Louise Augustine Gleizes (born 21 August 1861), known as Augustine or A, was a French woman who was publicly exhibited as a "hysteria" patient by neurologist Jean-Martin Charcot while she was held at the Salpêtrière Hospital in Paris.

==Life==
Louise Augustine Gleizes had worked as a kitchen maid, and was sent to the Salpêtrière Hospital at age 14 on 21 October 1875. Before this, she had been in a nurse's care in early life, and after, she was a nurse in a religious boarding school where she suffered corporal punishment. She was molested when she was 10 years old and raped by her mother’s lover when she was 13.

While she was a patient of the Salpêtrière Hospital, Charcot, who treated her, would hypnotize her so she would demonstrate her supposed hysteria. Sigmund Freud and Edgar Degas, among others, came to see this. Photographs were taken of her then, which became known as the most infamous visual representations of women's experiences of hysteria. Hysteria included expressions of uncontrolled emotions, interpersonal manipulations, sexual assertiveness, and seizures, including postures of a physiological contortion. The photographic images of Gleizes as evidence toward Charcot's case conceptualization, the 'truth' of hysteria in women, and the performative gestures of psychological suffering thus solidified the women's experiences of distress and continue to influence diagnoses.
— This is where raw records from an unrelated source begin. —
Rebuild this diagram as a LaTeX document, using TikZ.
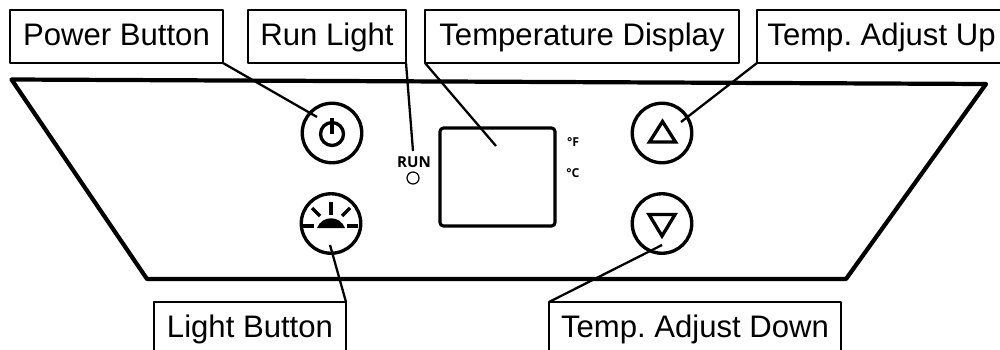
\documentclass[tikz,border=0pt]{standalone}
\usepackage{fontspec}
\setmainfont{Liberation Sans}
\newfontfamily\runfont{Open Sans}
\frenchspacing
\tikzset{
  label box/.style={draw, line width=0.55pt, inner sep=0pt, outer sep=0pt, minimum height=0.53cm, text height=0.24cm, text depth=0.07cm, font=\fontsize{8.85}{10}\selectfont},
  button/.style={draw, circle, line width=0.95pt, inner sep=0pt, outer sep=0pt, minimum size=0.595cm},
  lead/.style={line width=0.65pt},
  icon/.style={line width=0.95pt},
  small text/.style={inner sep=0pt, font=\runfont\bfseries\fontsize{4.3}{5}\selectfont},
  unit text/.style={inner sep=0pt, font=\runfont\bfseries\fontsize{3.5}{5}\selectfont},
}
\begin{document}
\begin{tikzpicture}[line join=round]
  \useasboundingbox (0, 0) rectangle (10, 3.49);
  \clip (0, 0) rectangle (10, 3.49);
  % panel
  \draw[line width=1.2pt] (0.115, 2.695) -- (9.86, 2.65) -- (8.46, 0.70) -- (1.47, 0.70) -- cycle;
  % display and run light
  \draw[line width=0.9pt, rounded corners=1pt] (4.40, 2.21) rectangle (5.55, 1.23);
  \node[small text] (runtext) at (4.14, 1.87) {RUN};
  \node[draw, circle, line width=0.35pt, inner sep=0pt, minimum size=0.12cm] (runlight) at (4.13, 1.71) {};
  \node[unit text] (fahr) at (5.73, 2.07) {°F};
  \node[unit text] (cels) at (5.73, 1.76) {°C};
  % buttons
  \node[button] (powerbtn) at (3.32, 2.16) {};
  \node[button] (lightbtn) at (3.31, 1.255) {};
  \node[button] (upbtn) at (6.62, 2.16) {};
  \node[button] (downbtn) at (6.62, 1.255) {};
  % power icon
  \draw[icon] (3.32, 2.15) circle (0.115);
  \draw[icon] (3.32, 2.31) -- (3.32, 2.15);
  % light icon
  \draw[icon] (3.03, 1.23) -- (3.14, 1.23);
  \draw[icon] (3.47, 1.23) -- (3.58, 1.23);
  \draw[icon] (3.31, 1.47) -- (3.31, 1.34);
  \draw[icon] (3.12, 1.41) -- (3.20, 1.33);
  \draw[icon] (3.50, 1.41) -- (3.42, 1.33);
  \fill (3.17, 1.21) .. controls (3.22, 1.34) and (3.40, 1.34) .. (3.45, 1.21) -- cycle;
  % up and down icons
  \draw[icon, miter limit=10, line join=miter] (6.625, 2.275) -- (6.495, 2.07) -- (6.755, 2.07) -- cycle;
  \draw[icon, miter limit=10, line join=miter] (6.49, 1.345) -- (6.75, 1.345) -- (6.62, 1.13) -- cycle;
  % labels
  \node[label box, minimum width=2.13cm] (powerbox) at (1.165, 3.125) {Power Button};
  \node[label box, minimum width=1.58cm] (runbox) at (3.27, 3.125) {Run Light};
  \node[label box, minimum width=3.14cm] (tempbox) at (5.82, 3.125) {Temperature Display};
  \node[label box, minimum width=2.49cm] (upbox) at (8.815, 3.125) {Temp. Adjust Up};
  \node[label box, minimum width=1.92cm] (lightbox) at (2.50, 0.205) {Light Button};
  \node[label box, minimum width=2.92cm] (downbox) at (6.95, 0.205) {Temp. Adjust Down};
  % leader lines
  \coordinate (powerend) at (3.17, 2.32);
  \coordinate (runend) at (4.13, 1.98);
  \coordinate (tempend) at (4.96, 2.03);
  \coordinate (upend) at (6.81, 2.27);
  \coordinate (lightend) at (3.30, 1.04);
  \coordinate (downend) at (6.62, 1.04);
  \draw[lead] (powerbox.south east) -- (powerend);
  \draw[lead] (runbox.south east) -- (runend);
  \draw[lead] (tempbox.south west) -- (tempend);
  \draw[lead] (upbox.south west) -- (upend);
  \draw[lead] (lightbox.north east) -- (lightend);
  \draw[lead] (downbox.north west) -- (downend);
\end{tikzpicture}
\end{document}
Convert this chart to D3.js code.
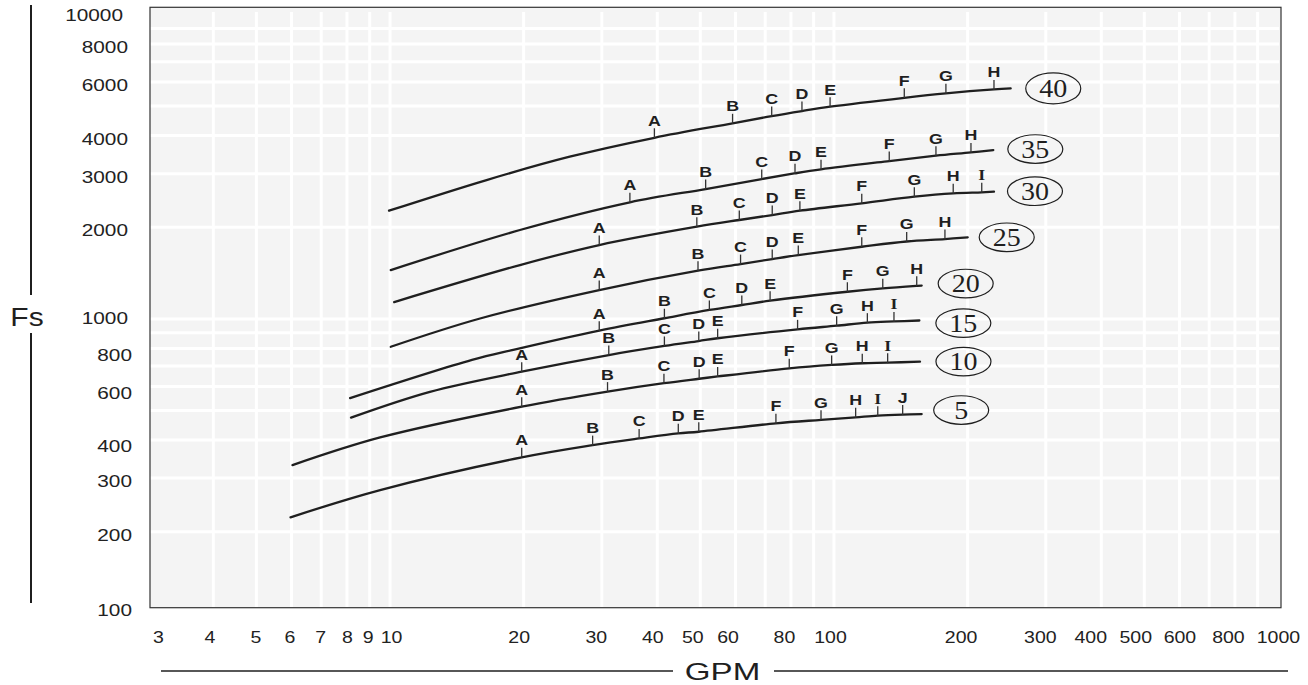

Current discourse organizes Gleizes symptoms in light of the sexual abuse and other violence she experienced as a younger girl. In light of this victimization, the nature of her "performance" as a patient becomes questionable when judged by ethical standards of practice. Of further ethical note, when Gleizes no longer agreed to be photographed, she was admitted to solitary confinement in the Hospital. In 1880, she escaped the hospital, disguised in men's clothes. After that she was never seen again. Charcot's work with her made him more famous, and he remains best remembered for it.

==In popular culture==
Jean-Luc Godard compares the figure of Lillian Gish in the film Way Down East to Gleizes (referred to as "Augustine at Salpetrière") in his documentary series Histoire(s) du cinéma.

Winona Ryder appears to mimic Gleizes film stills in the 1992 adaptation of Bram Stoker's Dracula as she begins to experience early states of vampirism.

A 2012 French historical drama film, Augustine, is about a love affair between Charcot and Gleizes. In reality, there was no sexual relationship between her and Charcot, although questions have been raised about the ethics of her treatment and the overt sexualization that Charcot and other staff demanded of her, and her poor treatment when she refused to continue the performance.

The play Photographs of A by Daniel Keene, about her, was performed in 2014 at Melbourne Theatre Company’s NEON Festival.

The 2021 French film The Mad Women's Ball, based on the novel by Victoria Mas, which is set in the La Pitié-Salpêtrière neurological clinic, features her as one of Charcot's patients on whom he demonstrates hypnosis.

Gleize is also one of the central inspirations for the 2024 historical novel The Madwomen of Paris by Jennifer Cody Epstein.